Por Gabriel E. Merino
El mundo no será el mismo después de
la pandemia que vivimos, aunque todavía no nos imaginemos todo lo que eso
implica.
La crisis desatada por el coronavirus
y la conmoción mundial que trajo aparejada puede ser analizada en al menos tres
dimensiones, más allá de sus consideraciones sanitarias o sobre el cuadro
epidemiológico en sentido estricto que, por cierto, han llevado tarde o
temprano a la mayoría de los estados a tomar la iniciativa e intentar con mayor
o menor acierto medidas de contención.
La primera dimensión es económica porque el coronavirus actuó como
catalizador, acelerando una crisis económica mundial que ya se preveía. Las
caídas en las bolsas sólo se comparan con las grandes crisis de la historia,
como la de 1929, la de 1987 o la más reciente, la de 2008, desatada cuando cayó
el Lehman Brothers, una de las mayores bancas de inversión hasta ese entonces. El inminente estancamiento global devino,
tras la pandemia, en un gran golpe recesivo: en China, el principal centro
dinámico de la economía mundial, en el primer bimestre del año la producción
industrial cayó 13,5% interanual (primera contracción desde enero de 1990) y
las ventas minoristas se desplomaron 20,5%. El coronavirus se anticipó,
entonces, a lo que muchos estimaban que iba a ser el canal del próximo
estallido económico: la burbuja de los bonos luego de años de enorme liquidez.

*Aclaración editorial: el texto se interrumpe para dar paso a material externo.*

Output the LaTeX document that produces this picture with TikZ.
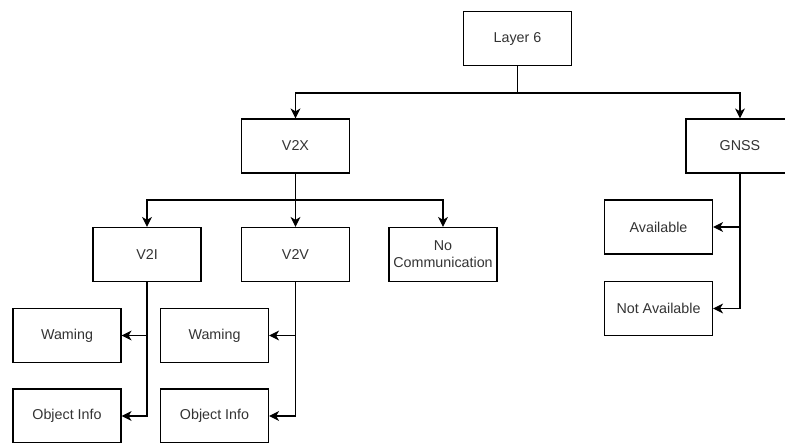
\documentclass[tikz,border=0pt]{standalone}
\usepackage{fontspec}
\setmainfont{Liberation Sans}
\usetikzlibrary{arrows.meta}
\definecolor{txt}{HTML}{333333}
\begin{document}
\begin{tikzpicture}[x=1pt,y=-1pt,
  box/.style={draw=black,line width=1.2pt,rectangle,minimum width=108pt,minimum height=54pt,inner sep=0pt,align=center,text=txt,font=\fontsize{14.3}{17}\selectfont},
  arr/.style={draw=black,line width=1.2pt,-{Stealth[length=10pt,width=10pt,inset=3pt]}},
  ln/.style={draw=black,line width=1.2pt}]
\useasboundingbox (0,0) rectangle (785,443);
\node[box] (L6) at (517.5,38.5) {Layer 6};
\node[box] (V2X) at (295.5,146) {V2X};
\node[box] (GNSS) at (740,146) {GNSS};
\node[box] (V2I) at (147,254.5) {V2I};
\node[box] (V2V) at (295.5,254.5) {V2V};
\node[box] (NC) at (443,254.5) {No\\Communication};
\node[box] (W1) at (67,335.5) {Waming};
\node[box] (O1) at (67,416) {Object Info};
\node[box] (W2) at (214.5,335.5) {Waming};
\node[box] (O2) at (214.5,416) {Object Info};
\node[box] (AV) at (658.5,227) {Available};
\node[box] (NA) at (658.5,308.5) {Not Available};
\coordinate (j1) at (517.5,93);
\coordinate (j2) at (295.5,200);
\draw[ln] (L6.south) -- (j1);
\draw[arr] (j1) -| (V2X.north);
\draw[arr] (j1) -| (GNSS.north);
\draw[ln] (V2X.south) -- (j2);
\draw[arr] (j2) -| (V2I.north);
\draw[arr] (j2) -- (V2V.north);
\draw[arr] (j2) -| (NC.north);
\draw[arr] (V2I.south) |- (O1.east);
\draw[arr] (V2I.south |- W1.east) -- (W1.east);
\draw[arr] (V2V.south) |- (O2.east);
\draw[arr] (V2V.south |- W2.east) -- (W2.east);
\draw[arr] (GNSS.south) |- (NA.east);
\draw[arr] (GNSS.south |- AV.east) -- (AV.east);
\end{tikzpicture}
\end{document}
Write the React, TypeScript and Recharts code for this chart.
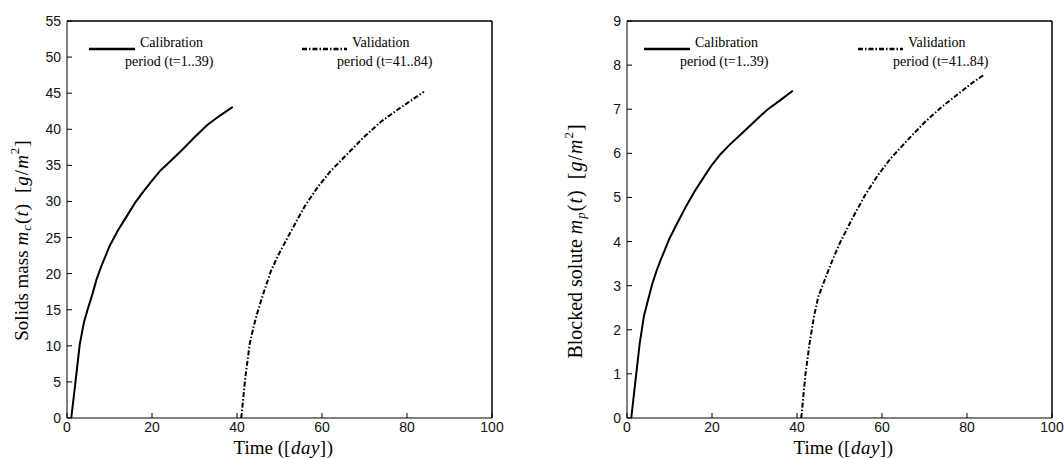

El descalabro de la economía y la incertidumbre que azotan al mundo, en
rigor, no hacen más que poner de relieve que la crisis económica de 2008-2010
no había sido superada en un sentido profundo, sino que se había pospuesto
artificialmente a través de una estrategia que contenía una bomba de tiempo:
hiperendeudamiento público y privado, e hiperliquidez a tasa casi 0%, o incluso
negativa en las principales potencias.
La primera dimensión es económica
porque el coronavirus actuó como catalizador, acelerando una crisis económica mundial
que ya se preveía. Las caídas en las bolsas sólo se comparan con las grandes
crisis de la historia, como la de 1929, la de 1987 o la más reciente, la de
2008, desatada cuando cayó el Lehman Brothers.
La
economía del norte global creció anémicamente en estos años a pesar de este
“respirador artificial”. Europa y Japón tienen un PBI en dólares (nominales)
inferior al de 2008, mientras que Estados Unidos es la excepción, ya que por el
momento tiene las ventajas de mantener eternamente déficits gemelos (fiscal y
comercial) y de beneficiarse de sus capacidades estratégicas imponiendo su
poder sobre aliados y adversarios (dólar, poderío militar, poder financiero,
control de flujos globales, monopolios tecnológicos y capacidades de
innovación, etc). Todo ello, aunque el costo sea justamente la ruptura del
sistema de alianzas y de las instituciones del orden mundial impulsado por el
propio Estados Unidos.
Esta etapa se corresponde con un freno
desde 2010 al proceso de “globalización”
económica, el cual, que desde los años 80 se caracterizaba por el hecho de
crecer –con cada punto de crecimiento del PBI mundial– dos puntos el comercio y
tres puntos la inversión extranjera directa. Proceso que ya no se da. Además,
el “respirador artificial” de la deuda pública y la emisión monetaria que se
puso en marcha desde la crisis formaron una nueva burbuja.
El estancamiento inevitablemente
agudiza la lucha entre capitales, las luchas económicas mediadas por los
estados centrales (por recursos naturales, mercados, monopolios tecnológicos y
financieros, etc) y los enfrentamientos geopolíticos, con la particularidad de
que el poder global después de 200 años se traslada de occidente a oriente, y
lo emergente son relaciones de producción híbridas.